Immer wenn ein AfD-Vertreter sich auf der Gästeliste einer ÖRR-Talkshow wiederfindet, erwartet ihn meist das übliche „Alle gegen Einen“-Bashing seiner Gesprächspartner. In einer solchen Situation erfordert es vor allem Angriffslust und Standhaftigkeit, um dem Gegner nicht wehrlos das Feld zu überlassen. AfD-Vorsitzender Tino Chrupalla zeigte gestern bei Markus Lanz, wie das in der Praxis umgesetzt werden kann.
Von allen im Bundestag vertretenen Parteien wird der AfD seit Anbeginn ihrer Medienpräsenz am wenigsten Zeit in Talkshow-Formaten eingeräumt. So waren im letzten Jahr 457 Politiker bei Lanz, Maischberger und Co. zu Gast. Der Anteil an AfD-Politiker lag bei nicht einmal einem Prozent. Selbst die schon damals bedeutungslos gewordene LINKE durfte mehr Vertreter entsenden als die Rechtspartei. Die Medienpräsenz vor Millionenpublikum ist daher rar gesät und muss gut genutzt werden. Dessen sind sich auch die Talkmaster bewusst, sodass sie jegliche Auftritte von AfD-Repräsentanten beständig sabotieren wollen.
Alle gegen die AfD
Auch Markus Lanz setzt in seinem gleichnamigen Format meist alles daran, seinen AfD-Gästen einen unangenehmen Abend zu bereiten. Die für ihn typischen, ständigen Unterbrechungen werden dabei vom üblichen Fragenrepertoire begleitet. Immerzu geht es darum, verräterische Aussagen zu angeblichem Rechtsradikalismus oder Uneinigkeit in der Partei zu provozieren. Lanz kann sich dabei wie alle Talkmaster auf Rückendeckung durch systemkonforme Gäste verlassen, die in einer linken Kakophonie auf ihre patriotischen Gesprächspartner eindreschen. Ziel ist demnach nicht das Entstehen eines ausgewogenen Diskurses, sondern die „Demaskierung“ oder „Entlarvung“ der Partei.

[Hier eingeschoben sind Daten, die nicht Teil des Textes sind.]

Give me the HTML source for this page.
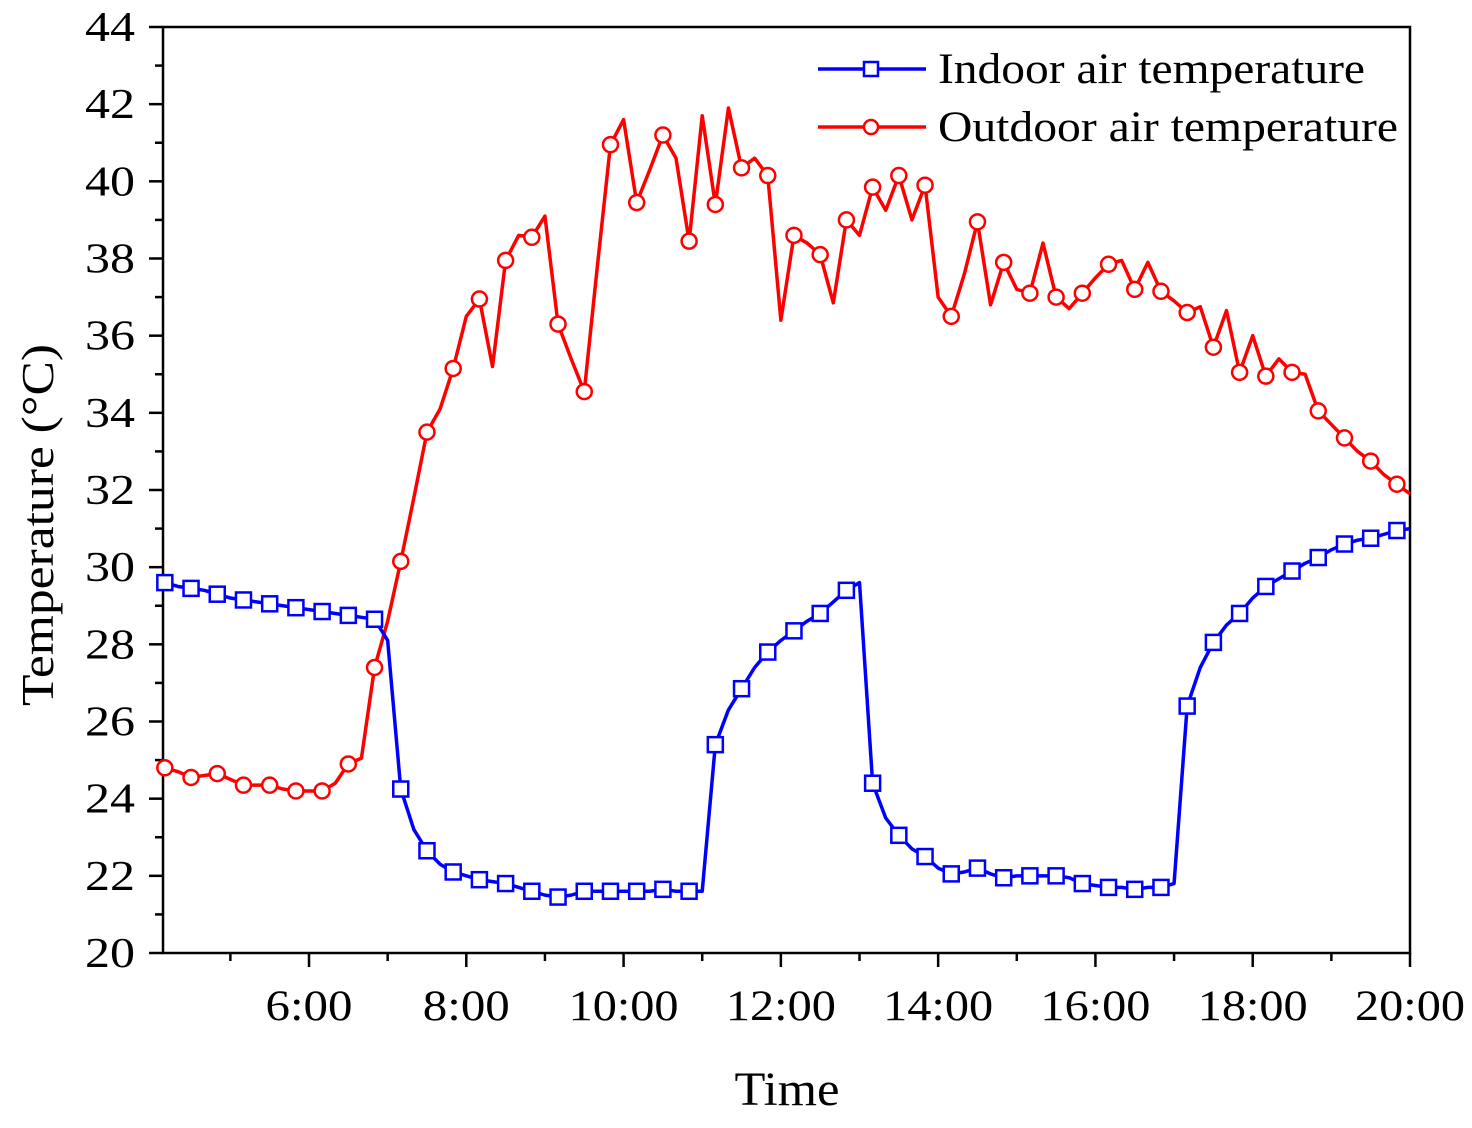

Angriff ist die beste Verteidigung
Der eine mag vor der zahlenmäßigen Übermacht kapitulieren oder sich von Aussagen seiner Parteifreunde „distanzieren“. Am Donnerstagabend bei Markus Lanz zu Gast, zeigte Tino Chrupalla hingegen, dass es auch anders gehen kann. Angriffslustig und ausreichend vorbereitet wich er Fangfragen des Moderators und Anschuldigungen anderer Gäste aus. Besonders der Ökonom Marcel Fratzscher wurde von Chrupalla in die Schranken verwiesen. So stellte Chrupalla richtigerweise fest, dass Deutschlands finanzielle Lasten innerhalb der EU nach dem Brexit weiter anwuchsen. Fratzscher blamierte sich und widersprach Chrupallas korrekter Aussage, obwohl er es als „Ökonom“ besser wissen müsste. Auch auf Lanz’ Fragen zu parteiinternen Vorgängen antwortete Chrupalla souverän und gab nicht mehr preis als nötig.
Die Trumpfkarten ausspielen
Fratzscher glänzte hingegen mit weiteren unwahren Behauptungen. Die migrationspolitischen Forderungen der AfD würden massiven wirtschaftlichen Schaden mit sich bringen, auch in Bezug auf Fachkräfte. Den immensen wirtschaftlichen Schaden, der durch Migration nach Deutschland entsteht, verschwieg er jedoch. Ein Glück, dass Chrupalla dies für ihn übernahm und auf den überproportional hohen Anteil migrantischer Bürgergeld-Empfänger verwies. Dass zudem hunderttausende deutsche Fachkräfte aufgrund der hohen Steuerlast abwandern, dementierte Fratzscher. Zu hohe Steuern seien kein Auswanderungsgrund. Falsch! Denn finanzielle Gründe und damit auch die hohe Abgabenlast spielen bei Auswanderungsentscheidungen eine wesentliche Rolle. Wirkliche, deutsche Fachkräfte werden verprellt, während im eigenen Land ein neues Prekariat von Fremden geschaffen wird.
Tino Chrupalla bewies somit nach einigen Fauxpas in der Vergangenheit, dass er zumindest in puncto Medienauftritte dazugelernt hat. Sein Auftritt kann als Leitfaden für künftige Medienauftritte führender AfD-Repräsentanten dienen.